One last word on the issue of anti-semitism: I am not at all sure the RZ yet gets it. On p.6, in trying to explain how their cadre could “select” Jewish passengers, they invoke “historical amnesia and moral disintegration”. Maybe…but maybe the reason was anti-semitism, no matter how ” anti-fascist” the comrades were. If you want to combat it, you need to recognize it and call it for what it is Second the kidnapping of Schleyer.
The RZ is critical of the hijacking of the Lufthansa plane. I agree with their criticism. As I mentioned earlier, I have publicly criticized similar actions before. Although the Left’s ultimate motivations and goals are humanistic, I believe there is some truth to the observation that violence can dull sensibilities. Self-righteousness, a sense of terrible wrongs being inflicted by the imperialist system, and a deeply held conviction that we need to fight for the future can sometimes lead to the ” end justifies the means” philosophy discussed by the RZ. I have come to believe that it is more likely that “the means will shape the end”.
I would also point out, though, that several of the most important Palestinians organizations have also rejected hijacking as a tactic. I think it is important and principled to point that out. For a number of years, it has been the official policy of the Executive Committee of the PLO that extra-territorial actions against Israel not be carried by groups affiliated with the PLO. So, it seems that the RZ’s sense of revolutionary morality is shored by most Palestinian groups.
8. I want to make just one more comment: on p.8, the RZ seems to say that the basis for their anti-imperialism was an under-standing that national liberation and social liberation were one unitary process. Clearly, that has not always been true, although I find their statement that “the takeover of power rather destroyed than developed the social content of the revolution” in almost all cases is exaggerated and misleading. Did this observation come from discussions with the women of Nicaragua, Cuba or Vietnam? I disagree with the R.Z’s analysis of the basis of anti-imperialism. Self-determination is universally recognized as a human right and it should be supported on that basis alone. I also think that the achievement of self-determination by oppressed nations in the post-WW 2 period at least temporarily weakened the U.S.-led imperialist coalition and the whole model of capitalist accumulation.
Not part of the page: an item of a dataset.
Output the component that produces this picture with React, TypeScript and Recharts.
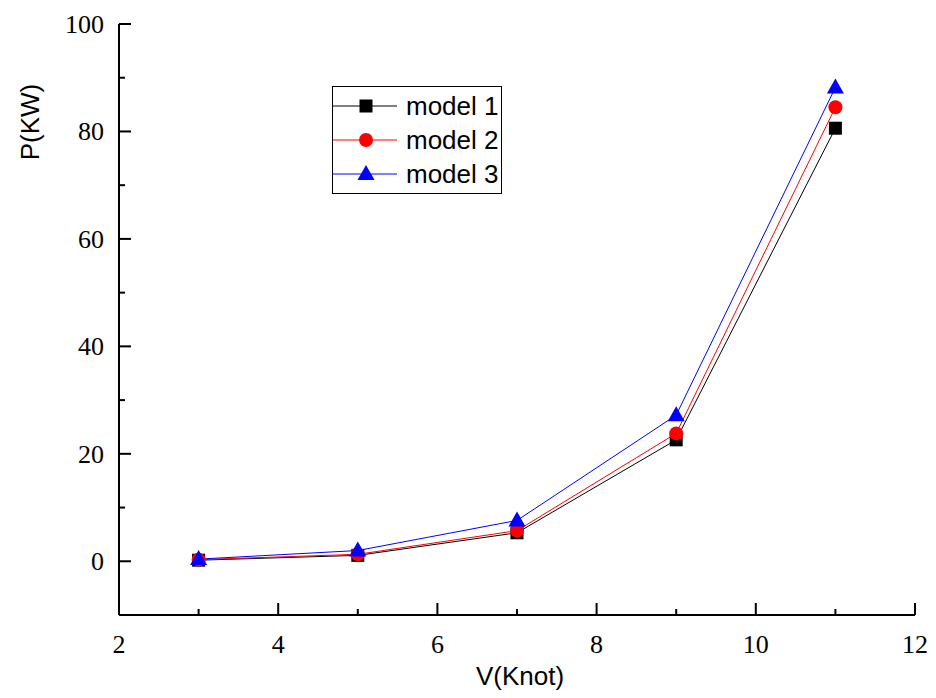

There may or may not be a successful effort to reform that model by the bourgeoisies, but that’s more our responsibility in the metropoles than a reflection on the recently liberated countries. Finally, unlike the RZ, I don’t believe that national liberation ” in almost all cases” has set back the process of social liberation.
The paper raises other issues, that deserve comment, and it could stimulate discussion about the complex issues unsolved in combining international solidarity with liberation politics in the metropoles. I have neither the energy or political clarity to delve into those topics, but I will say that I have been struck by the continuity of “self” determination that underlies so many social struggles in the metropoles and the “self-determination” of oppressed nations. What any of those struggles have to do with “revolution” is something we all need to figure out both in theory and in practice. I am not sure we can arrive at an answer at this particular junction, and I do not think we should paralyze ourselves figuring out “revolutionary” strategies. Hopefully, our sense of right and wrong, justice and injustice is intact, and it can guide us in a murky period when old theory and strategies have proven seriously flawed.